= Segolate =

Segolates are words in the Hebrew language whose end is of the form CVCVC, where the penultimate vowel receives syllable stress. Such words are called "segolates" because the final unstressed vowel is typically (but not always) segol.
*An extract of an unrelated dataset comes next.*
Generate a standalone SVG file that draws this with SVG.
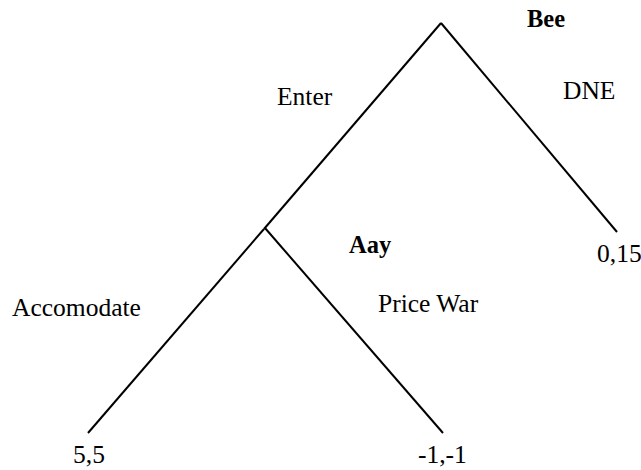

These words evolved from older Semitic words that ended in a complex coda; indeed, when a suffix (other than an absolute plural) is added to a segolate, the original form (or something similar) reappears (cf. kéleḇ "dog" vs. kalbī "my dog").

Examples:
| *Ancient | Tiberian | Stem | Meaning | | |
| *ʼarṥ | | ʼéreṣ, ʼā́reṣ | | ʼarṣ- | earth; land |
| *ʼurn | | ʼṓren | | ʼorn- | pine tree |
| *baʻl | | báʻal, bā́ʻal | | baʻăl- | husband |
| *zarʻ | | zéraʻ, zā́raʻ | | zarʻ- | seed |
| *yayn | | yáyin, yā́yin | | yên- | wine |
| *milḥ | | mélaḥ | | milḥ- | salt |
| *milk | | méleḵ | | malk- | king |
| *kalb | | kéleḇ, kā́leḇ | | kalb- | dog |
| *laḥy | | léḥî, ləḥî | | leḥĕy- | cheek; tool jaw |
| *ʻibr | | ʻḖḇer | | ʻiḇr- | Eber |
| *ʻayn | | ʻáyin, ʻā́yin | | ʻên- | eye |
| *ṣidq | | ṣéḏeq | | ṣiḏq- | righteousness |

The ancient forms like *CawC (such as šawr "bull") almost universally evolved to non-segolate CôC ( šôr), though there are exceptions, such as mā́weṯ "death".

Some segolate words' final syllable ends with a patach rather than a segol, due to the influence of guttural consonants (, , ) in the final syllable.

Classical Arabic still preserves forms similar to the reconstructed Ancient Hebrew forms, although significantly simplified. Examples include ʼarḍ "earth", kalb "dog", ʻayn "eye", ṣidq "sincerity".

Some modern dialects insert an epenthetic vowel between the final two consonants, similar to what happened in Hebrew.